- _PROBLEM STATEMENT_
Collect each line holding the string "matplotlib".

- _DATASET SECTION_
□ □ □ □ □
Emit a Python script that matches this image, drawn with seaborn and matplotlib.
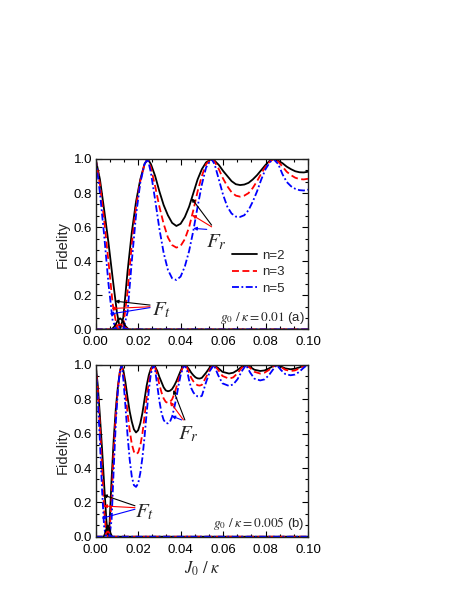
import matplotlib
matplotlib.use("Agg")
import matplotlib.pyplot as plt
import seaborn as sns
from matplotlib.ticker import MultipleLocator, AutoMinorLocator, FormatStrFormatter

# ---------------- data ----------------
series_names = ["n=2", "n=3", "n=5"]

# panel (a): g0/kappa = 0.01, reflection fidelity F_r
x_a = [0, 0.002, 0.004, 0.006, 0.008, 0.010, 0.0115, 0.013, 0.015, 0.017, 0.019, 0.021, 0.023, 0.0245,
       0.026, 0.028, 0.030, 0.032, 0.034, 0.036, 0.038, 0.040, 0.042, 0.044, 0.046, 0.048, 0.050, 0.052, 0.0545,
       0.056, 0.058, 0.060, 0.062, 0.064, 0.066, 0.068, 0.070, 0.072, 0.074, 0.076, 0.078, 0.080, 0.082, 0.0837,
       0.086, 0.088, 0.090, 0.092, 0.094, 0.096, 0.098, 0.100]
fr_a_n2 = [1.0, 0.88, 0.70, 0.51, 0.30, 0.10, 0.0, 0.07, 0.34, 0.57, 0.75, 0.88, 0.97, 1.0,
           0.97, 0.90, 0.81, 0.73, 0.67, 0.625, 0.607, 0.62, 0.66, 0.72, 0.80, 0.88, 0.94, 0.98, 1.0,
           0.99, 0.965, 0.93, 0.90, 0.87, 0.852, 0.847, 0.85, 0.86, 0.88, 0.905, 0.935, 0.965, 0.99, 1.0,
           0.99, 0.975, 0.955, 0.94, 0.928, 0.922, 0.921, 0.925]
fr_a_n3 = [1.0, 0.85, 0.64, 0.40, 0.15, 0.01, 0.0, 0.02, 0.22, 0.50, 0.72, 0.87, 0.97, 1.0,
           0.95, 0.84, 0.72, 0.62, 0.54, 0.495, 0.48, 0.49, 0.53, 0.60, 0.70, 0.81, 0.90, 0.97, 1.0,
           0.985, 0.94, 0.885, 0.84, 0.805, 0.785, 0.779, 0.785, 0.80, 0.83, 0.87, 0.915, 0.955, 0.985, 1.0,
           0.985, 0.955, 0.925, 0.905, 0.89, 0.882, 0.88, 0.884]
fr_a_n5 = [1.0, 0.80, 0.55, 0.27, 0.05, 0.0, 0.0, 0.0, 0.10, 0.40, 0.67, 0.86, 0.97, 1.0,
           0.92, 0.76, 0.59, 0.45, 0.35, 0.30, 0.29, 0.31, 0.37, 0.46, 0.58, 0.72, 0.85, 0.95, 1.0,
           0.97, 0.88, 0.79, 0.72, 0.68, 0.662, 0.66, 0.67, 0.70, 0.75, 0.81, 0.88, 0.94, 0.98, 1.0,
           0.97, 0.91, 0.865, 0.84, 0.825, 0.817, 0.815, 0.82]
# panel (a): transmission fidelity F_t
xt_a = [0, 0.0075, 0.009, 0.0105, 0.0115, 0.0125, 0.014, 0.0155, 0.1]
ft_a_n2 = [0, 0, 0.02, 0.055, 0.065, 0.055, 0.02, 0, 0]
ft_a_n3 = [0, 0, 0.01, 0.025, 0.03, 0.025, 0.01, 0, 0]
ft_a_n5 = [0, 0, 0.005, 0.012, 0.015, 0.012, 0.005, 0, 0]

# panel (b): g0/kappa = 0.005, reflection fidelity F_r
x_b = [0, 0.001, 0.002, 0.003, 0.004, 0.005, 0.00575, 0.0065, 0.0075, 0.0085, 0.0095, 0.0105, 0.0115, 0.01225,
       0.013, 0.014, 0.015, 0.016, 0.017, 0.018, 0.019, 0.020, 0.021, 0.022, 0.023, 0.024, 0.025, 0.026, 0.02725,
       0.028, 0.029, 0.030, 0.031, 0.032, 0.033, 0.034, 0.035, 0.036, 0.037, 0.038, 0.039, 0.040, 0.041, 0.04185,
       0.043, 0.044, 0.045, 0.046, 0.047, 0.048, 0.049, 0.050,
       0.052, 0.054, 0.0557, 0.0577, 0.0597, 0.0628, 0.0648, 0.0668, 0.0688, 0.0708, 0.0728, 0.0748, 0.0775,
       0.0795, 0.0815, 0.0835, 0.0853, 0.0873, 0.0893, 0.0918, 0.0938, 0.0958, 0.0978, 0.0996, 0.1]
fr_b_n2 = [1.0, 0.88, 0.70, 0.51, 0.30, 0.10, 0.0, 0.07, 0.34, 0.57, 0.75, 0.88, 0.97, 1.0,
           0.97, 0.90, 0.81, 0.73, 0.67, 0.625, 0.607, 0.62, 0.66, 0.72, 0.80, 0.88, 0.94, 0.98, 1.0,
           0.99, 0.965, 0.93, 0.90, 0.87, 0.852, 0.847, 0.85, 0.86, 0.88, 0.905, 0.935, 0.965, 0.99, 1.0,
           0.99, 0.975, 0.955, 0.94, 0.928, 0.922, 0.921, 0.925,
           0.955, 0.99, 1.0, 0.982, 0.96, 0.95, 0.955, 0.97, 0.99, 1.0, 0.988, 0.972, 0.965,
           0.968, 0.979, 0.993, 1.0, 0.991, 0.98, 0.975, 0.978, 0.985, 0.995, 1.0, 1.0]
fr_b_n3 = [1.0, 0.85, 0.64, 0.40, 0.15, 0.01, 0.0, 0.02, 0.22, 0.50, 0.72, 0.87, 0.97, 1.0,
           0.95, 0.84, 0.72, 0.62, 0.54, 0.495, 0.48, 0.49, 0.53, 0.60, 0.70, 0.81, 0.90, 0.97, 1.0,
           0.985, 0.94, 0.885, 0.84, 0.805, 0.785, 0.779, 0.785, 0.80, 0.83, 0.87, 0.915, 0.955, 0.985, 1.0,
           0.985, 0.955, 0.925, 0.905, 0.89, 0.882, 0.88, 0.884,
           0.93, 0.98, 1.0, 0.972, 0.936, 0.92, 0.928, 0.952, 0.984, 1.0, 0.982, 0.96, 0.95,
           0.955, 0.97, 0.99, 1.0, 0.988, 0.972, 0.965, 0.968, 0.979, 0.993, 1.0, 1.0]
fr_b_n5 = [1.0, 0.80, 0.55, 0.27, 0.05, 0.0, 0.0, 0.0, 0.10, 0.40, 0.67, 0.86, 0.97, 1.0,
           0.92, 0.76, 0.59, 0.45, 0.35, 0.30, 0.29, 0.31, 0.37, 0.46, 0.58, 0.72, 0.85, 0.95, 1.0,
           0.97, 0.88, 0.79, 0.72, 0.68, 0.662, 0.66, 0.67, 0.70, 0.75, 0.81, 0.88, 0.94, 0.98, 1.0,
           0.97, 0.91, 0.865, 0.84, 0.825, 0.817, 0.815, 0.82,
           0.90, 0.97, 1.0, 0.94, 0.893, 0.878, 0.887, 0.917, 0.963, 1.0, 0.955, 0.92, 0.91,
           0.916, 0.939, 0.973, 1.0, 0.97, 0.947, 0.94, 0.944, 0.959, 0.982, 1.0, 1.0]
# panel (b): transmission fidelity F_t
xt_b = [0, 0.00375, 0.0045, 0.00525, 0.00575, 0.00625, 0.007, 0.00775, 0.1]
ft_b_n2 = [0, 0, 0.02, 0.055, 0.065, 0.055, 0.02, 0, 0]
ft_b_n3 = [0, 0, 0.01, 0.025, 0.03, 0.025, 0.01, 0, 0]
ft_b_n5 = [0, 0, 0.005, 0.012, 0.015, 0.012, 0.005, 0, 0]

# ---------------- style ----------------
sns.set_style("ticks")
plt.rcParams["font.family"] = ["Liberation Sans", "DejaVu Sans"]
plt.rcParams["mathtext.fontset"] = "stix"
plt.rcParams["lines.scale_dashes"] = False

colors = ["black", "#ff0000", "#0000ff"]
styles = ["-", (0, (5, 2.5)), (0, (5, 1.8, 1.3, 1.8))]
LW = 1.3

fig = plt.figure(figsize=(4.63, 5.99), dpi=100)
ax_a = fig.add_axes([0.2067, 0.450, 0.4585, 0.2846])
ax_b = fig.add_axes([0.2067, 0.104, 0.4585, 0.2867])


def draw(ax, x, frs, xt, fts):
    for fr, c, ls, name in zip(frs, colors, styles, series_names):
        sns.lineplot(x=x, y=fr, ax=ax, color=c, linestyle=ls, linewidth=LW,
                     estimator=None, sort=False, legend=False, label=name)
    for ft, c, ls in zip(fts, colors, styles):
        sns.lineplot(x=xt, y=ft, ax=ax, color=c, linestyle=ls, linewidth=LW,
                     estimator=None, sort=False, legend=False)
    ax.set_xlim(0, 0.1)
    ax.set_ylim(0, 1.0)
    ax.xaxis.set_major_locator(MultipleLocator(0.02))
    ax.yaxis.set_major_locator(MultipleLocator(0.2))
    ax.xaxis.set_minor_locator(AutoMinorLocator(3))
    ax.yaxis.set_minor_locator(AutoMinorLocator(3))
    ax.xaxis.set_major_formatter(FormatStrFormatter("%.2f"))
    ax.yaxis.set_major_formatter(FormatStrFormatter("%.1f"))
    ax.tick_params(which="both", direction="in", top=True, right=True,
                   labelsize=9.5, width=0.8, colors="black")
    ax.tick_params(axis="y", pad=2.5)
    ax.tick_params(axis="x", pad=5)
    ax.tick_params(which="major", length=4)
    ax.tick_params(which="minor", length=2.2)
    for s in ax.spines.values():
        s.set_linewidth(1.0)
        s.set_color("#222222")
    ax.set_ylabel("Fidelity", fontsize=10.5, labelpad=3)
    ax.set_xlabel("")


def arrow(ax, start, end, c):
    ax.annotate("", xy=end, xytext=start,
                arrowprops=dict(arrowstyle="-|>", color=c, lw=0.8,
                                mutation_scale=5, shrinkA=0, shrinkB=0))


draw(ax_a, x_a, [fr_a_n2, fr_a_n3, fr_a_n5], xt_a, [ft_a_n2, ft_a_n3, ft_a_n5])
draw(ax_b, x_b, [fr_b_n2, fr_b_n3, fr_b_n5], xt_b, [ft_b_n2, ft_b_n3, ft_b_n5])

# legend in panel (a)
handles = ax_a.get_lines()[:3]
ax_a.legend(handles, series_names, loc="center left", bbox_to_anchor=(0.615, 0.335),
            frameon=False, fontsize=9.5, handlelength=1.9, handletextpad=0.4,
            labelspacing=0.32, borderaxespad=0)

# annotations panel (a)
arrow(ax_a, (0.0256, 0.143), (0.0091, 0.166), colors[0])
arrow(ax_a, (0.0256, 0.133), (0.0075, 0.123), colors[1])
arrow(ax_a, (0.0256, 0.128), (0.0066, 0.090), colors[2])
ax_a.text(0.0266, 0.115, r"$F_t$", fontsize=15, ha="left", va="center")
arrow(ax_a, (0.0546, 0.612), (0.0452, 0.769), colors[0])
arrow(ax_a, (0.0546, 0.602), (0.0455, 0.671), colors[1])
arrow(ax_a, (0.0523, 0.587), (0.0460, 0.593), colors[2])
ax_a.text(0.0520, 0.51, r"$F_r$", fontsize=15, ha="left", va="center")
ax_a.text(0.985, 0.065, r"$g_0\ /\ \kappa = 0.01$ (a)", transform=ax_a.transAxes,
          fontsize=9.5, ha="right", va="center")

# annotations panel (b)
arrow(ax_b, (0.0185, 0.180), (0.0036, 0.243), colors[0])
arrow(ax_b, (0.0185, 0.169), (0.0036, 0.179), colors[1])
arrow(ax_b, (0.0185, 0.160), (0.0028, 0.107), colors[2])
ax_b.text(0.0186, 0.145, r"$F_t$", fontsize=15, ha="left", va="center")
arrow(ax_b, (0.0420, 0.680), (0.0366, 0.854), colors[0])
arrow(ax_b, (0.0413, 0.680), (0.0350, 0.786), colors[1])
arrow(ax_b, (0.0405, 0.680), (0.0358, 0.703), colors[2])
ax_b.text(0.0390, 0.595, r"$F_r$", fontsize=15, ha="left", va="center")
ax_b.text(0.985, 0.074, r"$g_0\ /\ \kappa = 0.005$ (b)", transform=ax_b.transAxes,
          fontsize=9.5, ha="right", va="center")
ax_b.set_xlabel(r"$J_0\ /\ \kappa$", fontsize=12, labelpad=3)

fig.savefig("out.png", dpi=100)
□ □ □ □ □
- _REPLY_
Emit a Python script that matches this image, drawn with seaborn and matplotlib.
import matplotlib
matplotlib.use("Agg")
import matplotlib.pyplot as plt
from matplotlib.ticker import MultipleLocator, AutoMinorLocator, FormatStrFormatter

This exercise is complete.